After discovering the Freedom Chair at an Adaptive Sports Expo, Crys, a self-described skeptic, spent 18 months with a pros and cons list trying to decide if the Freedom Chair was the right choice for her. The customer service she received prior to purchasing helped her decide to take the plunge.
"I called my husband and said, 'Dang it! Their customer service is great! I really kind of wanted that to be horrible so I could justify not doing it.'"
Crys still remained wary, though. She explains:
"This is cool, but there’s no way it could be that cool, and I was wrong."
Now, in addition to her 2 jobs, grad school work, and disaster response, Cry's future goals with her Freedom Chair include doing a triathlon!

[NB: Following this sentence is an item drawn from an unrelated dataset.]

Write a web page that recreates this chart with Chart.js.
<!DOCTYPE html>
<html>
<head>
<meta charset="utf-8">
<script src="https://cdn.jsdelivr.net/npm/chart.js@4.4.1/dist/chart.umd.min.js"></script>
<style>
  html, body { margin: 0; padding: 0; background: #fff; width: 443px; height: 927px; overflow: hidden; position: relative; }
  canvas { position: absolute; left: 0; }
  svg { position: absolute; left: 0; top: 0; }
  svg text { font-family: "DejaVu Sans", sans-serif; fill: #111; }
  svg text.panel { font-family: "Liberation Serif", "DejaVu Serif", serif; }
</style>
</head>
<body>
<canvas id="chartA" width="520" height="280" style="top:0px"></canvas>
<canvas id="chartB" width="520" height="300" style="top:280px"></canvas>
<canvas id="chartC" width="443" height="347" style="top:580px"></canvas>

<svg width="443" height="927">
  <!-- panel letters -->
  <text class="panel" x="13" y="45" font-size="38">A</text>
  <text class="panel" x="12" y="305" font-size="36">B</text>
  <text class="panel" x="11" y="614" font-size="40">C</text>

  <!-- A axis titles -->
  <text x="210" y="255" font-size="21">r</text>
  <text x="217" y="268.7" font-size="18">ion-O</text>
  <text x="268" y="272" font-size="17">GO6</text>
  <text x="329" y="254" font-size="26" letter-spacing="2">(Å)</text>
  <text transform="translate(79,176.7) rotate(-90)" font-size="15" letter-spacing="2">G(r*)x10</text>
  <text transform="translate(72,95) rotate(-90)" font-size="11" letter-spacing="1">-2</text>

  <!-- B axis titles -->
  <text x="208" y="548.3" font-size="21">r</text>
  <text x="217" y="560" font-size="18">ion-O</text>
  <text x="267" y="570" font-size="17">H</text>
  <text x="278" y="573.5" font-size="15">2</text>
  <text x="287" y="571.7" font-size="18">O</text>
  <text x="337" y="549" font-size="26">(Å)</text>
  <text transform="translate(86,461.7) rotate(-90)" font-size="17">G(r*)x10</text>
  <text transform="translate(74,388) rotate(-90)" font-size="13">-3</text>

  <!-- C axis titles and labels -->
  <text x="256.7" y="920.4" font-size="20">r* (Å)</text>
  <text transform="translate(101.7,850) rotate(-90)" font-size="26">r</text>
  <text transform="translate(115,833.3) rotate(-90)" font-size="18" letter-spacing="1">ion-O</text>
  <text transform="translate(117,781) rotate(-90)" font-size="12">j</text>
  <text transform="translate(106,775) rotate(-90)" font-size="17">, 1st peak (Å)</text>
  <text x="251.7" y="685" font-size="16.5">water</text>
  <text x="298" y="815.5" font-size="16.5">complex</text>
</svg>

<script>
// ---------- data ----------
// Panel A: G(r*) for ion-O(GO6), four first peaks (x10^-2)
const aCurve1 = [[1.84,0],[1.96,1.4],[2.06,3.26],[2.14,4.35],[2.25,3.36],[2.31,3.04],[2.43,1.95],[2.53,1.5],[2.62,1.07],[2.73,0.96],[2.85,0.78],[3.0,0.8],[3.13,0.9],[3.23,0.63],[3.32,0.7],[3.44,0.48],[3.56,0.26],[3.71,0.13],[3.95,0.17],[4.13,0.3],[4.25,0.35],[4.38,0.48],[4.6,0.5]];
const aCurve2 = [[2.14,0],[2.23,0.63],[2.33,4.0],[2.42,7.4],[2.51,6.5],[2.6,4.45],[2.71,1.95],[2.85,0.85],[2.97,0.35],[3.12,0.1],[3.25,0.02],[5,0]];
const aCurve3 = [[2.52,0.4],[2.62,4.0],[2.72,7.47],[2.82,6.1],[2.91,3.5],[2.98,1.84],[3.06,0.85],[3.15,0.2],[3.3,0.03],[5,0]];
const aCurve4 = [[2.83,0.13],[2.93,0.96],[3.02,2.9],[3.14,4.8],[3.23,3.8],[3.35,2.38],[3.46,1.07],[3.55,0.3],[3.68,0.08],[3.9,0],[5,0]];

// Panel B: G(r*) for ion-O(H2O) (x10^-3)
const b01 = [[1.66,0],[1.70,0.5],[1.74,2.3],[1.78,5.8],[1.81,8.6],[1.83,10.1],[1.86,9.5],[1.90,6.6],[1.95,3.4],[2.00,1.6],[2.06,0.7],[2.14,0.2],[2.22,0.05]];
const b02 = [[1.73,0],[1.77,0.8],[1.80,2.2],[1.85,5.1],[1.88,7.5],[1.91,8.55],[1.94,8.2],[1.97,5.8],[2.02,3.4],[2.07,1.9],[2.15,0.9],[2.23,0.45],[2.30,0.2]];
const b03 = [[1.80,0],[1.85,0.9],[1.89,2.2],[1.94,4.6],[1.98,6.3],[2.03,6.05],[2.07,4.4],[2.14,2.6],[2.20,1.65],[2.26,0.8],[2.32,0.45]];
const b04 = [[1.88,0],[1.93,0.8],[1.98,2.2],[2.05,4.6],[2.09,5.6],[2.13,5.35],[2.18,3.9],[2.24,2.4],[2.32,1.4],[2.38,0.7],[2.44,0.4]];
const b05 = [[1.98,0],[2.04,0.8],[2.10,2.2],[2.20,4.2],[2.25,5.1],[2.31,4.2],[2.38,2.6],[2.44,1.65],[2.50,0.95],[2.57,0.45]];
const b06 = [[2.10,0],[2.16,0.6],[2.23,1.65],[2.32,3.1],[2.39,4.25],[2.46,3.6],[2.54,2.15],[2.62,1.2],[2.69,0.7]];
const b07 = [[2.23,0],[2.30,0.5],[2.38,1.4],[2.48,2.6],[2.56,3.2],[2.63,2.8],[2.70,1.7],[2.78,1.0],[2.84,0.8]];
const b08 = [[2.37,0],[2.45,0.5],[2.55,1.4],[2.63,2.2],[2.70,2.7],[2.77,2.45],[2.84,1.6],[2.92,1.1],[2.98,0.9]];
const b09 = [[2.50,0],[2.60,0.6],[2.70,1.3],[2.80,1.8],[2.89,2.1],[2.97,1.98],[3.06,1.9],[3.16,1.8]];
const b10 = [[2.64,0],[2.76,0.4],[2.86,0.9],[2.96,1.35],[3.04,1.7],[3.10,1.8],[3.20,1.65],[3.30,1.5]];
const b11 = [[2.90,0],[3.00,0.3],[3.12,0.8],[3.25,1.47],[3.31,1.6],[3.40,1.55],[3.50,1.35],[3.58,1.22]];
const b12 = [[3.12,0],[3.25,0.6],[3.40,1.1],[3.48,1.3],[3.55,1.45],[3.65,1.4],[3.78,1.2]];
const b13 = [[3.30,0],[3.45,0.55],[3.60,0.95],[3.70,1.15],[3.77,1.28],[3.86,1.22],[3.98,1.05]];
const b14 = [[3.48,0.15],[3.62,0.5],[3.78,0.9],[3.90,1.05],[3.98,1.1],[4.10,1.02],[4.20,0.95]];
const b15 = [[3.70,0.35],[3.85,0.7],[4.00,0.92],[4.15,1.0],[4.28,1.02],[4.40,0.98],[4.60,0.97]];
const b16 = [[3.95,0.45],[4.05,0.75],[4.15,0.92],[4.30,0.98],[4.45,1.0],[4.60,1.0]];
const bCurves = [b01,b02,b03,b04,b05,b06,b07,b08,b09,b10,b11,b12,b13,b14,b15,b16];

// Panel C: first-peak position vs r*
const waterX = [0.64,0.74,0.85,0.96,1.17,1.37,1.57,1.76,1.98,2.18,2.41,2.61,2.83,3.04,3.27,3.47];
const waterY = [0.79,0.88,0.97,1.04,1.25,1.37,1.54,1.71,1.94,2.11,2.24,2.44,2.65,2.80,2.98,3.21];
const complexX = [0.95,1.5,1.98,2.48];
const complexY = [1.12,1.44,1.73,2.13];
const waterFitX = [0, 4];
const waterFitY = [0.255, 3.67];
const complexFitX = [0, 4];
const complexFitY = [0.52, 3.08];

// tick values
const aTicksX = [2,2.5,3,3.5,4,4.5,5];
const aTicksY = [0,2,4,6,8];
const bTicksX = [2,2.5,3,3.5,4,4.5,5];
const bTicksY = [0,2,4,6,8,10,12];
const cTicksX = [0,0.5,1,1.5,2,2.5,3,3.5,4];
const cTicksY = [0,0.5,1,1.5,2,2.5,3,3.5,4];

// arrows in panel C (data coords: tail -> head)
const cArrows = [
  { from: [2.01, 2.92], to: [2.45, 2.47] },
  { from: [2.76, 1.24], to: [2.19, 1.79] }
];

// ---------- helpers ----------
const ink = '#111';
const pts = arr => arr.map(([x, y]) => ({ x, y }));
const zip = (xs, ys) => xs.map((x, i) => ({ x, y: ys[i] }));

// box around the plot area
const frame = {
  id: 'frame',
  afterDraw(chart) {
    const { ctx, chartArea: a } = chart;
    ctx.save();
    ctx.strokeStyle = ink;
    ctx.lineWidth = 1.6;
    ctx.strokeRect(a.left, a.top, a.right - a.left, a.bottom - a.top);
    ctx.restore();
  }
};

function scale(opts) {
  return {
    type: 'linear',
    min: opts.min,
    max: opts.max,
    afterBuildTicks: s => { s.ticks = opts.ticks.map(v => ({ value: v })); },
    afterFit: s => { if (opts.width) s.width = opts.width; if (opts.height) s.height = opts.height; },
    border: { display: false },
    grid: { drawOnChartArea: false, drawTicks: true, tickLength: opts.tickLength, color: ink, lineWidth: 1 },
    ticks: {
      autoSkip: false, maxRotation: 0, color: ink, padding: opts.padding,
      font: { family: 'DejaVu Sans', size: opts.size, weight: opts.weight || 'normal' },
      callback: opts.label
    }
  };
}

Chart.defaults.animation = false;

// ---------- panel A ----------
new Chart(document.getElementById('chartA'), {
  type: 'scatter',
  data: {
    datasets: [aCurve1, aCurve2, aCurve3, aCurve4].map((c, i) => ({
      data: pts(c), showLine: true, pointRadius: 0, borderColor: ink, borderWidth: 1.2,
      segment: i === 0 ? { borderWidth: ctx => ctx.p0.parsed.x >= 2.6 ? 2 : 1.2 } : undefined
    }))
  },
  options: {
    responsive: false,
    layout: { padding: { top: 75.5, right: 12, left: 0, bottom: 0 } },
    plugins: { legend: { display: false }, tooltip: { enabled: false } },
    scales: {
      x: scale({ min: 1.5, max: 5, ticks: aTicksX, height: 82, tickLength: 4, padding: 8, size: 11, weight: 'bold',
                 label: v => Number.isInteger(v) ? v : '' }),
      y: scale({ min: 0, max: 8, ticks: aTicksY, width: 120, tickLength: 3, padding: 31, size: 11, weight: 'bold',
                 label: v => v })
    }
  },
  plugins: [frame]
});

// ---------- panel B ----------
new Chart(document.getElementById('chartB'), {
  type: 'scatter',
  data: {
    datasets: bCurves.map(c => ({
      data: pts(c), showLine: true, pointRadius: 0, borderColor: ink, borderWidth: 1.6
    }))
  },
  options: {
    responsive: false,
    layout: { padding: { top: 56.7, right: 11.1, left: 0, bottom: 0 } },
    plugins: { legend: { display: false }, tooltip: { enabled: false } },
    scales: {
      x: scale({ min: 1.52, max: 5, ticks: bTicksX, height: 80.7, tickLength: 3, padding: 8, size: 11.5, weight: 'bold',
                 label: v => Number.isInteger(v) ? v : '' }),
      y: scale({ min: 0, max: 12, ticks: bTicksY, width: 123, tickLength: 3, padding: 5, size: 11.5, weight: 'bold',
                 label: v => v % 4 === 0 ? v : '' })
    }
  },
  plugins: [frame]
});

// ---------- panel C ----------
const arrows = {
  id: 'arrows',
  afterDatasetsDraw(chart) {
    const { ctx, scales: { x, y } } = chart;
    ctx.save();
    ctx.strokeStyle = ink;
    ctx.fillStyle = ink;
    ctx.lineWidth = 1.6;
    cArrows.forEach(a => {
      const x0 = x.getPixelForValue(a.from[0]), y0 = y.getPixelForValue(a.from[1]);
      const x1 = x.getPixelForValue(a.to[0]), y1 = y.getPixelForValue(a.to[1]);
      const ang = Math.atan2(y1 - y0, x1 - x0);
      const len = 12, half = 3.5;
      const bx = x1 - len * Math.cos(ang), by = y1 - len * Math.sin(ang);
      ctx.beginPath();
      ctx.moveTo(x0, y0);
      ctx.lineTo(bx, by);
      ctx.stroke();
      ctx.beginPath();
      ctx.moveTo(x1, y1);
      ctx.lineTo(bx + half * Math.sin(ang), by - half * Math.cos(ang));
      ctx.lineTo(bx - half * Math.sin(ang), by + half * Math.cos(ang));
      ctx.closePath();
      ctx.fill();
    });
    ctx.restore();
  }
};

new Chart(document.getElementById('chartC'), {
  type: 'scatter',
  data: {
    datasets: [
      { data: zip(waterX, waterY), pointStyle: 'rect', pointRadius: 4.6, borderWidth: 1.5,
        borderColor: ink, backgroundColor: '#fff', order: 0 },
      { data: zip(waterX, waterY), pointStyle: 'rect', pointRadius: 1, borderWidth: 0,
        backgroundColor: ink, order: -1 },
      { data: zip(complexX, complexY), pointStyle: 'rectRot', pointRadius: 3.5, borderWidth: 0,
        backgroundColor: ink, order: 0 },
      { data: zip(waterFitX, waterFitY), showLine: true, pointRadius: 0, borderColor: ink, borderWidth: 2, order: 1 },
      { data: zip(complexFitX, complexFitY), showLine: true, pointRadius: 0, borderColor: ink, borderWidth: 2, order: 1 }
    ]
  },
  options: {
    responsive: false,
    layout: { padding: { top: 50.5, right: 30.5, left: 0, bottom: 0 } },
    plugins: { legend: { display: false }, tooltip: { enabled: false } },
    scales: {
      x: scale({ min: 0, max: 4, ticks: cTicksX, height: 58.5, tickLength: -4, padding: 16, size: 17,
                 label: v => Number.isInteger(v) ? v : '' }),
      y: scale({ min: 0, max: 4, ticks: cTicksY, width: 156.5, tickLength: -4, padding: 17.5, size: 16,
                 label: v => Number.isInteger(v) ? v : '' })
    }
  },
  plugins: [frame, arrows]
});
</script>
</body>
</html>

What activities does Crys enjoy doing in the Freedom Chair?
In addition to her field work and hiking, as half owner in a small artisan candle company, Crys recently attended a 3-day craft fair with her Freedom Chair.
"Last year I was out there, and we probably had 3 or 4 inches of just mud; and I was out there in my Quickie, and I couldn’t get around. I was just stuck. I was kind of in our little booth space and just couldn’t move; and any time I needed to do something like go to the bathroom, I had to have somebody help me which I hate. In the Freedom Chair it was soggy and it was nasty and it was a little tough going in some places, but it was very maneuverable, and it was very doable."

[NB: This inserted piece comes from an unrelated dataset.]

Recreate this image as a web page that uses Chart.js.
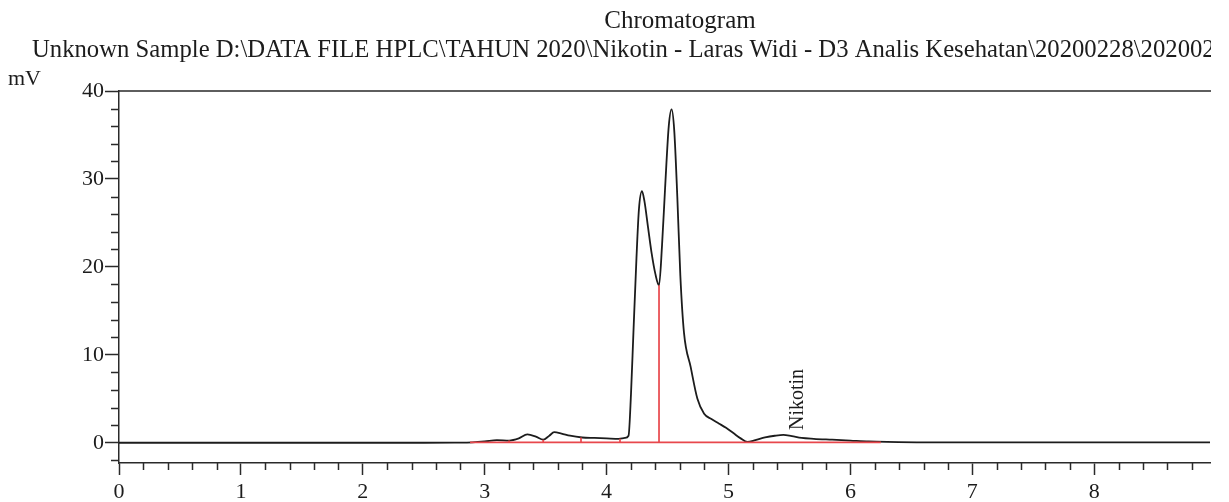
<!DOCTYPE html>
<html>
<head>
<meta charset="utf-8">
<script src="https://cdn.jsdelivr.net/npm/chart.js@4.4.1/dist/chart.umd.min.js"></script>
<style>
    html, body { margin: 0; padding: 0; background: #fff; }
</style>
</head>
<body>
<canvas id="myChart" width="1229" height="502"></canvas>
<script>
// Temps de rétention (min) et signal (mV)
const times = [0, 0.5, 1, 1.5, 2, 2.5, 2.75, 2.9, 3.0, 3.1, 3.2, 3.28, 3.35, 3.42, 3.48, 3.53, 3.57, 3.63, 3.7, 3.8,
    3.9, 4.0, 4.1, 4.15, 4.18, 4.2, 4.22, 4.245, 4.265, 4.29, 4.31, 4.34, 4.37, 4.40, 4.43, 4.455, 4.48, 4.51, 4.533,
    4.555, 4.58, 4.605, 4.635, 4.69, 4.745, 4.8, 4.86, 4.92, 4.98, 5.04, 5.1, 5.155, 5.22, 5.3, 5.38, 5.45, 5.52, 5.6,
    5.7, 5.85, 6.0, 6.15, 6.3, 6.6, 7, 7.5, 8, 8.5, 8.95];
const signal = [0, 0, 0, 0, 0, 0, 0.02, 0.05, 0.15, 0.3, 0.25, 0.5, 0.95, 0.7, 0.35, 0.8, 1.2, 1.05, 0.8, 0.6,
    0.55, 0.5, 0.45, 0.55, 0.8, 5.5, 12.5, 21, 26.5, 28.6, 27.5, 24.5, 21.5, 19.2, 17.9, 22.5, 29, 36, 37.9,
    35.5, 28, 19, 12.5, 8.6, 5.0, 3.3, 2.7, 2.2, 1.7, 1.1, 0.5, 0.1, 0.3, 0.6, 0.8, 0.9, 0.75, 0.55,
    0.45, 0.35, 0.25, 0.15, 0.1, 0.05, 0.05, 0.05, 0.05, 0.05, 0.05];

// Ligne de base de l'intégration et coupures entre pics
const baselineTimes = [2.88, 6.25];
const baselineLevel = [0.05, 0.05];
const dropTimes = [3.20, 3.48, 3.79, 4.11, 4.43];
const dropTops = [0.25, 0.35, 0.6, 0.45, 17.9];

// Graduations
const xMajorLabels = [0, 1, 2, 3, 4, 5, 6, 7, 8];
const yMajorLabels = [0, 10, 20, 30, 40];

const peakName = 'Nikotin';
const peakLabelTime = 5.57;
const peakLabelLevel = 1.45;

const titleText = 'Chromatogram';
const subtitleText = 'Unknown Sample D:\\DATA FILE HPLC\\TAHUN 2020\\Nikotin - Laras Widi - D3 Analis Kesehatan\\20200228\\2020022';
const yUnit = 'mV';

const ink = '#1c1c1c';
const axisColor = '#2a2a2a';
const red = '#e8474c';
const serif = '"Liberation Serif", "Times New Roman", serif';

const curve = times.map((t, i) => ({ x: t, y: signal[i] }));
const baseline = baselineTimes.map((t, i) => ({ x: t, y: baselineLevel[i] }));
const drops = [];
dropTimes.forEach((t, i) => {
    drops.push({ x: t, y: baselineLevel[0] }, { x: t, y: dropTops[i] }, { x: t, y: null });
});

const isMajor = (v, list) => list.some(m => Math.abs(m - v) < 1e-6);

const decor = {
    id: 'decor',
    afterDraw(chart) {
        const { ctx, chartArea, scales } = chart;
        const xs = scales.x, ys = scales.y;
        ctx.save();
        ctx.strokeStyle = axisColor;
        ctx.lineWidth = 1.5;
        ctx.beginPath();
        // cadre du haut
        ctx.moveTo(chartArea.left, chartArea.top);
        ctx.lineTo(chartArea.right + 1, chartArea.top);
        // petites graduations
        xs.ticks.forEach(t => {
            if (isMajor(t.value, xMajorLabels)) return;
            const px = Math.round(xs.getPixelForValue(t.value)) + 0.5;
            ctx.moveTo(px, chartArea.bottom);
            ctx.lineTo(px, chartArea.bottom + 7);
        });
        ys.ticks.forEach(t => {
            if (isMajor(t.value, yMajorLabels)) return;
            const py = Math.round(ys.getPixelForValue(t.value)) + 0.5;
            ctx.moveTo(chartArea.left, py);
            ctx.lineTo(chartArea.left - 8, py);
        });
        ctx.stroke();

        ctx.fillStyle = ink;
        ctx.textBaseline = 'alphabetic';
        ctx.font = '25px ' + serif;
        ctx.textAlign = 'center';
        ctx.fillText(titleText, 680, 28);

        ctx.save();
        ctx.beginPath();
        ctx.rect(0, 30, chartArea.right + 1, 40);
        ctx.clip();
        ctx.font = '24.7px ' + serif;
        ctx.textAlign = 'left';
        ctx.fillText(subtitleText, 32, 57);
        ctx.restore();

        ctx.font = '22px ' + serif;
        ctx.textAlign = 'left';
        ctx.fillText(yUnit, 8, 85);

        // nom du pic
        ctx.translate(xs.getPixelForValue(peakLabelTime), ys.getPixelForValue(peakLabelLevel));
        ctx.rotate(-Math.PI / 2);
        ctx.font = '20px ' + serif;
        ctx.textBaseline = 'middle';
        ctx.fillText(peakName, 0, 0);
        ctx.restore();
    }
};

const ctx = document.getElementById('myChart').getContext('2d');
new Chart(ctx, {
    type: 'line',
    data: {
        datasets: [
            {
                data: drops,
                borderColor: red,
                borderWidth: 1.7,
                pointRadius: 0,
                tension: 0,
                spanGaps: false,
            },
            {
                data: baseline,
                borderColor: red,
                borderWidth: 1.7,
                pointRadius: 0,
                tension: 0,
            },
            {
                data: curve,
                borderColor: ink,
                borderWidth: 1.8,
                pointRadius: 0,
                cubicInterpolationMode: 'monotone',
            },
        ],
    },
    options: {
        responsive: false,
        animation: false,
        layout: { padding: { left: 0, right: 19, top: 91, bottom: 0 } },
        plugins: {
            legend: { display: false },
            tooltip: { enabled: false },
        },
        scales: {
            x: {
                type: 'linear',
                min: 0,
                max: 8.95,
                afterFit: s => { s.height = 39; },
                border: { color: axisColor, width: 1.5 },
                grid: {
                    drawOnChartArea: false,
                    tickLength: 12,
                    tickWidth: 1.5,
                    tickColor: c => isMajor(c.tick.value, xMajorLabels) ? axisColor : 'rgba(0,0,0,0)',
                },
                ticks: {
                    stepSize: 0.2,
                    includeBounds: false,
                    autoSkip: false,
                    maxRotation: 0,
                    padding: 4,
                    color: ink,
                    font: { family: serif, size: 22 },
                    callback: v => isMajor(v, xMajorLabels) ? String(Math.round(v)) : '',
                },
            },
            y: {
                min: -2.3,
                max: 40,
                afterFit: s => { s.width = 119; },
                border: { color: axisColor, width: 1.5 },
                grid: {
                    drawOnChartArea: false,
                    tickLength: 14,
                    tickWidth: 1.5,
                    tickColor: c => isMajor(c.tick.value, yMajorLabels) ? axisColor : 'rgba(0,0,0,0)',
                },
                ticks: {
                    stepSize: 2,
                    includeBounds: false,
                    autoSkip: false,
                    padding: 1,
                    color: ink,
                    font: { family: serif, size: 22 },
                    callback: v => isMajor(v, yMajorLabels) ? String(Math.round(v)) : '',
                },
            },
        },
    },
    plugins: [decor],
});
</script>
</body>
</html>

What is Crys's favorite thing about the Freedom Chair?
Crys’s most poignant experience with the Freedom Chair has been that instead of staring at HER, members of the public were intrigued by her EQUIPMENT:
“Suddenly people aren’t seeing me they’re seeing my chair. Which sounds completely goofy, but they’re looking at me and they’re not seeing ‘oh the poor disabled woman.’ They’re seeing a really interesting and intriguing piece of equipment.
“It was something that I think for me it sticks out the most because it’s a thing I didn’t expect . . . [The Freedom Chair] has surpassed all of my hopes and expectations in terms of getting around on rougher terrain . . . but I expected all that. So even though it exceeded all those expectations (which don’t get me wrong is very cool), it’s not the thing that stands out the most.”
Crys also appreciates being able to get maintenance and repairs done at local bike shops.
“Being able to get the minor things locally if something breaks is really fantastic. I went in to this bike shop for the first time, and I got swarmed by a bunch of bike enthusiasts who just thought that this contraption was the coolest thing that they had ever seen, ever . . . They asked if they could mess with it and take it around and they’ve actually kind of made a study out of ways to, help me in terms of any equipment that I need. They were just so enthused because to them it was just like working on a funny looking bicycle.”